ESPN's early trade deadline candidate is a total slap in the face

Things are so bad that even Twins trade rumors are a reminder of how awful the offseason was.

Cleveland Guardians v Minnesota Twins
Cleveland Guardians v Minnesota Twins / Brace Hemmelgarn/GettyImages

Earlier this offseason it looked like the Minnesota Twins might buck the trend of being furgal and actually spend to make the team better.

What fools we were for believing that.

Rather than add to the roster and ride the wave of the most successful postseason run in two decades, the Twins slashed payroll and didn'do anything meaningful to suggest they're serious about winning. A putrid start to the season in which the offense is hitting at a historically bad clip is what the team bought by not spending anything.

Still, there's hope that things will improve but it feels like the help will need to come from the outside rather than betting on internal assistance to make things better. Even looking at trade rumors are nothing more than a reminder of just how badly down the Twins are.

ESPN names Max Kepler as early trade deadline candidate for Twins

ESPN's David Schoenfield listed an early trade candidate for each team and thinks the Twins might end up parting ways with Max Kepler before the deadline arrives.

It's not the sugegstion that Kepler could be traded that is the takeaway here, it's that the reasoning for th emove is rooted in how dirt cheap the Twins were this offseason and how that's colored the national perception of the team.

Schoenfield's main arguement for trading Kepler isn't to make the Twins better, but to get his contract off the books. Not only that, but he drags the front office for recent deals that have blown up in their face.

"After substantially cutting payroll, I wouldn't expect the Twins to do anything that requires adding significant salary," Schoenfield wrote. "Perhaps they were still feeling the sting of 2022, when they traded away Spencer Steer, Christian Encarnacion-Strand, Yennier Cano, Cade Povich, Ian Hamilton and Gipson-Long -- all useful major leaguers except for Povich (who is Baltimore's top pitching prospect) for a bunch of players who are no longer on the team. And they finished 78-84 that season.

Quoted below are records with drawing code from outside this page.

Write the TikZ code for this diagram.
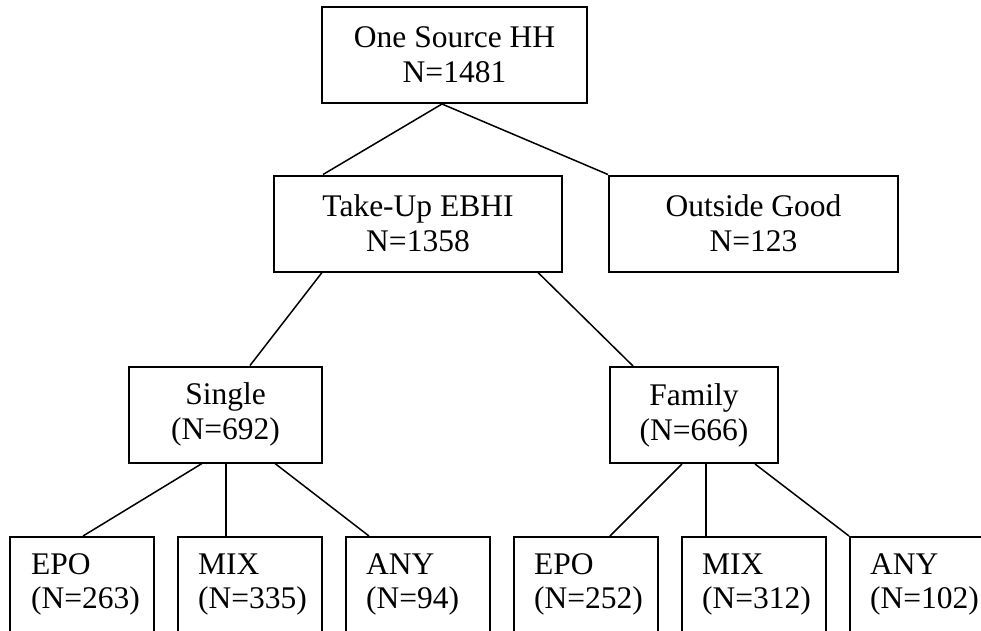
\documentclass[tikz,border=0pt]{standalone}
\usepackage{fontspec}
\setmainfont{Liberation Serif}
\usetikzlibrary{calc}
\tikzset{
  box/.style={draw, line width=2pt, inner sep=0pt, align=center, minimum height=96pt,
    font=\fontsize{31.5}{35}\selectfont},
  leaf/.style={draw, line width=2pt, inner sep=0pt, minimum width=144pt, minimum height=120pt, anchor=north},
  leaftext/.style={inner sep=0pt, align=left, anchor=base west, font=\fontsize{31.5}{34}\selectfont},
  link/.style={line width=1.5pt}
}
\begin{document}
\begin{tikzpicture}[x=1pt,y=-1pt]
\useasboundingbox[clip] (0,0) rectangle (981,630);
\fill[white] (0,0) rectangle (981,630);
% boxes
\node[box, minimum width=265pt] (top) at (454.5,55) {One Source HH\\N=1481};
\node[box, minimum width=288pt] (take) at (418,223.5) {Take-Up EBHI\\N=1358};
\node[box, minimum width=289pt] (out) at (753.5,223.5) {Outside Good\\N=123};
\node[box, minimum width=193pt] (single) at (225.5,414.5) {Single\\(N=692)};
\node[box, minimum width=168pt] (family) at (694,415) {Family\\(N=666)};
% leaves
\node[leaf] (e1) at (82,536) {};
\node[leaf] (m1) at (250,536) {};
\node[leaf] (a1) at (418,536) {};
\node[leaf] (e2) at (586,536) {};
\node[leaf] (m2) at (754,536) {};
\node[leaf] (a2) at (922,536) {};
\node[leaftext] (te1) at ($(e1.north west)+(22,72)$) {EPO\\(N=263)};
\node[leaftext] (tm1) at ($(m1.north west)+(21,72)$) {MIX\\(N=335)};
\node[leaftext] (ta1) at ($(a1.north west)+(21,72)$) {ANY\\(N=94)};
\node[leaftext] (te2) at ($(e2.north west)+(21,72)$) {EPO\\(N=252)};
\node[leaftext] (tm2) at ($(m2.north west)+(21,72)$) {MIX\\(N=312)};
\node[leaftext] (ta2) at ($(a2.north west)+(21,72)$) {ANY\\(N=102)};
% connectors
\draw[link] ([xshift=-12.5pt]top.south) -- ([xshift=-95pt]take.north);
\draw[link] ([xshift=-12.5pt]top.south) -- (out.north west);
\draw[link] ([xshift=-96pt]take.south) -- ([xshift=24.5pt]single.north);
\draw[link] ([xshift=120pt]take.south) -- ([xshift=-61pt]family.north);
\draw[link] ([xshift=-23.5pt]single.south) -- ([xshift=1pt]e1.north);
\draw[link] ([xshift=0.5pt]single.south) -- ([xshift=-24pt]m1.north);
\draw[link] ([xshift=49.5pt]single.south) -- ([xshift=-49pt]a1.north);
\draw[link] ([xshift=-12pt]family.south) -- ([xshift=24pt]e2.north);
\draw[link] ([xshift=12pt]family.south) -- ([xshift=-48pt]m2.north);
\draw[link] ([xshift=61pt]family.south) -- (a2.north west);
\end{tikzpicture}
\end{document}
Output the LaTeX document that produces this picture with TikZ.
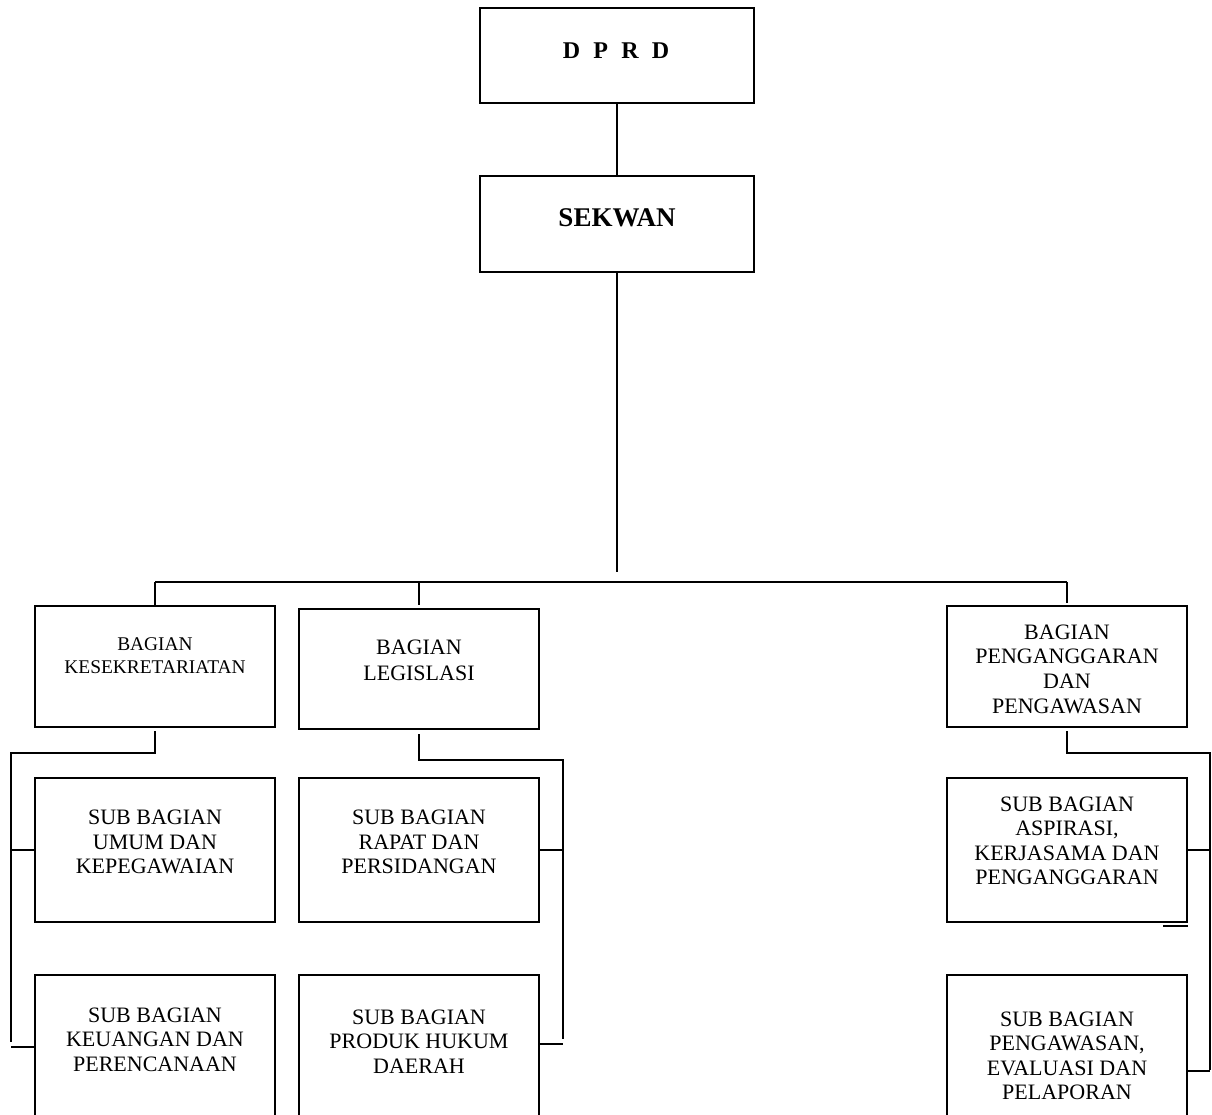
\documentclass[tikz,border=0pt]{standalone}
\usepackage{fontspec}
\setmainfont{Liberation Serif}
\begin{document}
\begin{tikzpicture}[x=0.5pt,y=-0.5pt,
  box/.style={draw, line width=1.3pt, inner sep=0pt, minimum width=120pt},
  con/.style={line width=1.3pt},
  txt/.style={align=center, inner sep=0pt, font=\fontsize{11}{12.25}\selectfont}]
\useasboundingbox (0,0) rectangle (1212,1115);
\clip (0,0) rectangle (1212,1115);

% top boxes
\node[box, minimum width=137pt, minimum height=47.5pt] (dprd) at (617,55.5) {};
\node[box, minimum width=137pt, minimum height=48pt] (sekwan) at (617,224) {};
\node[inner sep=0pt, font=\bfseries\fontsize{12}{14}\selectfont] (dprdt) at (616,51) {{\spaceskip=0.55em D P R D}};
\node[inner sep=0pt, font=\bfseries\fontsize{13.5}{15}\selectfont] (sekwant) at (617,218) {SEKWAN};

% bagian boxes
\node[box, minimum height=60.5pt] (kes) at (155,666.5) {};
\node[box, minimum height=60pt] (leg) at (419,669) {};
\node[box, minimum height=60.5pt] (peng) at (1067,666.5) {};

% sub bagian boxes
\node[box, minimum height=72pt] (umum) at (155,850) {};
\node[box, minimum height=72pt] (rapat) at (419,850) {};
\node[box, minimum height=72pt] (asp) at (1067,850) {};
\node[box, minimum height=80pt] (keu) at (155,1055) {};
\node[box, minimum height=80pt] (prod) at (419,1055) {};
\node[box, minimum height=80pt] (pengw) at (1067,1055) {};

% texts
\node[txt, font=\fontsize{9.7}{11.5}\selectfont] (kest) at (155,656) {BAGIAN\\KESEKRETARIATAN};
\node[txt, font=\fontsize{11}{13}\selectfont] (legt) at (419,660) {BAGIAN\\LEGISLASI};
\node[txt, font=\fontsize{11}{12.35}\selectfont] (pengt) at (1067,669) {BAGIAN\\PENGANGGARAN\\DAN\\PENGAWASAN};
\node[txt] (umumt) at (155,842) {SUB BAGIAN\\UMUM DAN\\KEPEGAWAIAN};
\node[txt] (rapatt) at (419,842) {SUB BAGIAN\\RAPAT DAN\\PERSIDANGAN};
\node[txt] (aspt) at (1067,841) {SUB BAGIAN\\ASPIRASI,\\KERJASAMA DAN\\PENGANGGARAN};
\node[txt] (keut) at (155,1039.5) {SUB BAGIAN\\KEUANGAN DAN\\PERENCANAAN};
\node[txt] (prodt) at (419,1041.5) {SUB BAGIAN\\PRODUK HUKUM\\DAERAH};
\node[txt] (pengwt) at (1067,1056) {SUB BAGIAN\\PENGAWASAN,\\EVALUASI DAN\\PELAPORAN};

% top connectors
\coordinate (mainEnd) at (617,572);
\coordinate (bus) at (0,582);
\draw[con] (dprd.south) -- (sekwan.north);
\draw[con] (sekwan.south) -- (mainEnd);
\draw[con] (kes.north |- bus) -- (peng.north |- bus);
\draw[con] (kes.north |- bus) -- (kes.north);
\draw[con] (leg.north |- bus) -- ([yshift=1.5pt]leg.north);
\draw[con] (peng.north |- bus) -- ([yshift=1pt]peng.north);

% left group
\coordinate (kL) at (11,753);
\coordinate (kLb) at (11,1042);
\coordinate (kS2) at (11,1047);
\draw[con] ([yshift=-1.5pt]kes.south) -- (kes.south |- kL) -- (kL) -- (kLb);
\draw[con] (kL |- umum.west) -- (umum.west);
\draw[con] (kS2) -- (kS2 -| keu.west);

% middle group
\coordinate (lR) at (563,760);
\coordinate (lRb) at (563,1039);
\coordinate (lS2) at (563,1044);
\draw[con] ([yshift=-2pt]leg.south) -- (leg.south |- lR) -- (lR) -- (lRb);
\draw[con] (rapat.east) -- (rapat.east -| lR);
\draw[con] (lS2 -| prod.east) -- (lS2);

% right group
\coordinate (pR) at (1210,753);
\coordinate (pRb) at (1210,1070);
\coordinate (pS2) at (1210,1071);
\draw[con] ([yshift=-1.5pt]peng.south) -- (peng.south |- pR) -- (pR) -- (pRb);
\draw[con] (asp.east) -- (asp.east -| pR);
\draw[con] (pS2 -| pengw.east) -- (pS2);
\coordinate (stray) at (1163,926);
\draw[con] (stray) -- (stray -| asp.east);
\end{tikzpicture}
\end{document}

That was a perfect example of going for it gone wrong. So let's just throw out Kepler's name since he's heading into free agency, and the Twins might want to save a couple million bucks."

Talk about twisting the knife.

Kepler has been a trade candidate going all the way back to the beginning of the offseason, back when we still had hope. The idea at the time was he'd be flipped either by himself or as a package deal with Jorge Polanco to upgrade the starting rotation and help replace production lost by Sonny Gray leaving.

That didn't happen, with Kepler not only remaining with the team but Polanco getting flipped in what was a salary dump masked as a way to improve the bullpen.

Even though we've all been duped before by the Twins, there's still hope that if the team trades Kepler it will have some sort of meaningful impact. Gabriel Gonzalez, a Top 100 prospect, was acquired in the Polanco deal and could be packaged with Kepler to land a big piece to improve the team.

That feels much closer to wishful thinking than it should, though, and the idea that Kepler trade speculation is now just an excuse to troll the Twins says a lot.